TASK REQUIREMENTS
Retype only what runs from the beginning of the data through the line with "from matplotlib.colors import to_rgb"; please omit the pictures and keep every line exact.

****************************************

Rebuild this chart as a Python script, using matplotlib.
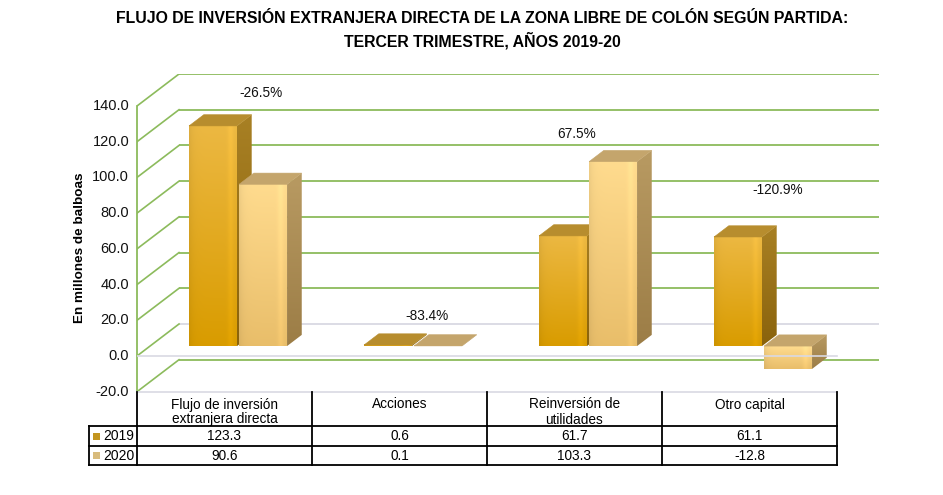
import matplotlib
matplotlib.use("Agg")
import numpy as np
import matplotlib.pyplot as plt
from matplotlib.patches import Polygon, Rectangle
from matplotlib.colors import to_rgb

# ---------------- data ----------------
categories = ["Flujo de inversión\nextranjera directa", "Acciones",
              "Reinversión de\nutilidades", "Otro capital"]
series_names = ["2019", "2020"]
values_2019 = [123.3, 0.6, 61.7, 61.1]
values_2020 = [90.6, 0.1, 103.3, -12.8]
pct_labels = ["-26.5%", "-83.4%", "67.5%", "-120.9%"]
yticks = [-20, 0, 20, 40, 60, 80, 100, 120, 140]
title = "FLUJO DE INVERSIÓN EXTRANJERA DIRECTA DE LA ZONA LIBRE DE COLÓN SEGÚN PARTIDA:\nTERCER TRIMESTRE, AÑOS 2019-20"
ylabel = "En millones de balboas"

# ---------------- layout / style ----------------
plt.rcParams["font.family"] = ["Liberation Sans", "DejaVu Sans"]
W, H = 943, 495
fig = plt.figure(figsize=(W / 100, H / 100), dpi=100)

PX_CAT = 175.0
PX_UNIT = 250.0 / 140.0
DX = 42.0 / PX_CAT          # depth in category units
DY = 32.0 / PX_UNIT         # depth in value units
YMIN, YMAX = -20, 140
left_px, right_px = 137, 137 + 4 * PX_CAT + 42
bot_px = 356 + 20 * PX_UNIT
top_px = 356 - 140 * PX_UNIT - 32

ax = fig.add_axes([left_px / W, 1 - bot_px / H, (right_px - left_px) / W, (bot_px - top_px) / H])
ax.set_xlim(0, 4 + DX)
ax.set_ylim(YMIN, YMAX + DY)
ax.axis("off")

GREEN = "#8cbb5c"
GRAY = "#d9d9e3"
n = len(categories)

# back wall + left wall gridlines
for t in yticks:
    col = GRAY if t == 0 else GREEN
    ax.plot([DX, n + DX], [t + DY, t + DY], color=col, lw=1.3, zorder=1, solid_capstyle="butt")
    ax.plot([0, DX], [t, t + DY], color=GREEN, lw=1.2, zorder=1)
ax.plot([0, 0], [YMIN, YMAX], color=GREEN, lw=1.3, zorder=1, clip_on=False)
ax.plot([0, n], [YMIN, YMIN], color=GRAY, lw=1.2, zorder=1, clip_on=False)

for t in yticks:
    ax.text(-0.045, t, f"{t:.1f}", ha="right", va="center", fontsize=10.5, color="#111111")

# bars
F0, F1 = 0.31, 0.66
BW = 0.274
PITCH = 0.286
OFF = 0.223

styles = {
    0: dict(top=to_rgb("#ecb842"), bot=to_rgb("#d99c00"),
            stop=to_rgb("#a88024"), sbot=to_rgb("#8a630c"), cap="#b78d2e"),
    1: dict(top=to_rgb("#ffdb8e"), bot=to_rgb("#e9be6a"),
            stop=to_rgb("#b89a62"), sbot=to_rgb("#9c7d46"), cap="#c4a56c"),
}


def vgrad(c_top, c_bot, ny=64, nx=32):
    tt = np.linspace(0, 1, ny)[:, None]
    img = np.zeros((ny, nx, 3))
    for c in range(3):
        img[:, :, c] = c_top[c] * (1 - tt) + c_bot[c] * tt
    return img


def draw_bar(i, j, v):
    st = styles[j]
    x0 = i + F0 * DX + OFF + j * PITCH
    yb = F0 * DY
    ylo, yhi = (yb, yb + v) if v >= 0 else (yb + v, yb)
    ddx, ddy = (F1 - F0) * DX, (F1 - F0) * DY
    z = 3 + j * 0.1 + i * 0.01
    img = vgrad(st["top"], st["bot"])
    ss = np.linspace(0, 1, img.shape[1])[None, :]
    shade = 1 - 0.06 * np.exp(-ss / 0.08) + 0.05 * np.exp(-((ss - 0.88) / 0.06) ** 2)
    img = np.clip(img * shade[:, :, None], 0, 1)
    ax.imshow(img, extent=(x0, x0 + BW, ylo, yhi), aspect="auto", origin="upper",
              zorder=z, interpolation="bilinear")
    side = Polygon([(x0 + BW, ylo), (x0 + BW, yhi), (x0 + BW + ddx, yhi + ddy), (x0 + BW + ddx, ylo + ddy)],
                   closed=True, facecolor="none", edgecolor="none", zorder=z)
    ax.add_patch(side)
    simg = vgrad(st["stop"], st["sbot"], nx=8)
    im = ax.imshow(simg, extent=(x0 + BW, x0 + BW + ddx, ylo, yhi + ddy), aspect="auto",
                   origin="upper", zorder=z, interpolation="bilinear")
    im.set_clip_path(side)
    cap = Polygon([(x0, yhi), (x0 + BW, yhi), (x0 + BW + ddx, yhi + ddy), (x0 + ddx, yhi + ddy)],
                  closed=True, facecolor=st["cap"], edgecolor=st["cap"], lw=0.4, zorder=z)
    ax.add_patch(cap)


for i in range(n):
    draw_bar(i, 0, values_2019[i])
    draw_bar(i, 1, values_2020[i])

ax.plot([0, n], [0, 0], color=GRAY, lw=1.2, zorder=5)
ax.set_xlim(0, 4 + DX)
ax.set_ylim(YMIN, YMAX + DY)

# percentage labels
pct_nudge = [(0.21, 24), (0.16, 22), (0.01, 21), (0.16, 32)]
for i in range(n):
    top = max(values_2019[i], values_2020[i])
    ax.text(i + 0.5 + pct_nudge[i][0], top + pct_nudge[i][1], pct_labels[i],
            ha="center", va="center", fontsize=9.8, color="#111111", zorder=10)

# ---------------- data table ----------------
tax = fig.add_axes([0, 0, 1, 1], zorder=5)
tax.set_xlim(0, W)
tax.set_ylim(H, 0)
tax.axis("off")
tax.patch.set_alpha(0)
cols = [left_px + k * PX_CAT for k in range(n + 1)]
r0, r1, r2, r3 = bot_px, 426, 446, 465
lab_left = 89
lk = dict(color="black", lw=1.3, solid_capstyle="projecting")
for k, cx in enumerate(cols):
    tax.plot([cx, cx], [r0, r3], **lk)
tax.plot([lab_left, lab_left], [r1, r3], **lk)
for ry in (r1, r2, r3):
    tax.plot([lab_left, cols[-1]], [ry, ry], **lk)
for k in range(n):
    cx = (cols[k] + cols[k + 1]) / 2
    for li, line in enumerate(categories[k].split("\n")):
        tax.text(cx, 404.5 + 15 * li, line, ha="center", va="center", fontsize=9.8)
    tax.text(cx, (r1 + r2) / 2 + 0.5, f"{values_2019[k]:.1f}", ha="center", va="center", fontsize=9.8)
    tax.text(cx, (r2 + r3) / 2 + 0.5, f"{values_2020[k]:.1f}", ha="center", va="center", fontsize=9.8)
key_cols = ["#c3951f", "#d8bb7c"]
for j, (ry0, ry1) in enumerate([(r1, r2), (r2, r3)]):
    cy = (ry0 + ry1) / 2
    tax.add_patch(Rectangle((93, cy - 3.5), 7, 7, facecolor=key_cols[j], edgecolor="none"))
    tax.text(103, cy + 0.5, series_names[j], ha="left", va="center", fontsize=10)

# ---------------- titles ----------------
fig.text(482 / W, 1 - 30 / H, title, ha="center", va="center", fontsize=11.4, fontweight="bold",
         linespacing=1.4)
fig.text(80 / W, 1 - 248 / H, ylabel, ha="center", va="center", rotation=90, fontsize=9.7,
         fontweight="bold")

fig.savefig("out.png", dpi=100)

****************************************

RESPONSE TO THIS TASK
Rebuild this chart as a Python script, using matplotlib.
import matplotlib
matplotlib.use("Agg")
import numpy as np
import matplotlib.pyplot as plt
from matplotlib.patches import Polygon, Rectangle
from matplotlib.colors import to_rgb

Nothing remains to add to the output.